Edit: added terminator space for added string. (don't know why I missed it, since it was what everyone else seemed to be catching on first-review, duh).
Note: See @wildplasser's answer to this question. Honestly it is the best way to do this, as it tightens the relationship between the string pointer array and the magnitude of said-same. If it is possible to retool your code to use that model, you should do so, and in-so-doing select that answer as the the "correct" solution.
The main problem is that you are passing D to the function by value: the assignment
lexems = realloc(...);
has no effect on D. In cases when realloc performs reallocation, D becomes a dangling pointer, so dereferencing it becomes undefined behavior.

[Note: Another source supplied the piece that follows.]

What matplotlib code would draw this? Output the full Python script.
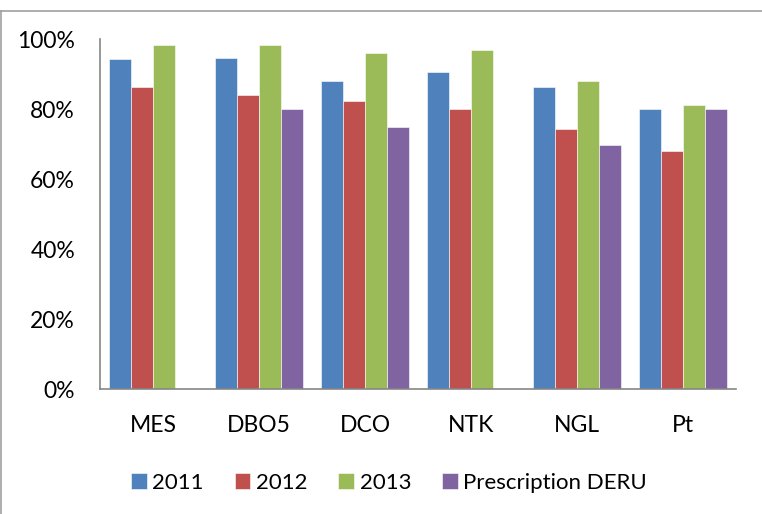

You need to pass D by pointer in the same way that you pass lexemsc and &lexem_n, so that the realloc's effect would be visible inside the main function as well.
In addition, your add_lexem does not allocate enough memory for the string being copied: strlen does not count the null terminator, so these two lines
char *for_adding = malloc(sizeof(char) * strlen(lexem));
strcpy(for_adding, lexem);
write '\0' one byte past the allocated space.
The problem may come from :
char *for_adding = malloc(sizeof(char) * strlen(lexem));
strcpy(for_adding, lexem);
try char *for_adding = malloc(sizeof(char) * (strlen(lexem)+1)); to leave some space for the '\0 character.
Edit : and @WhozCraig seems to be right !
Bye,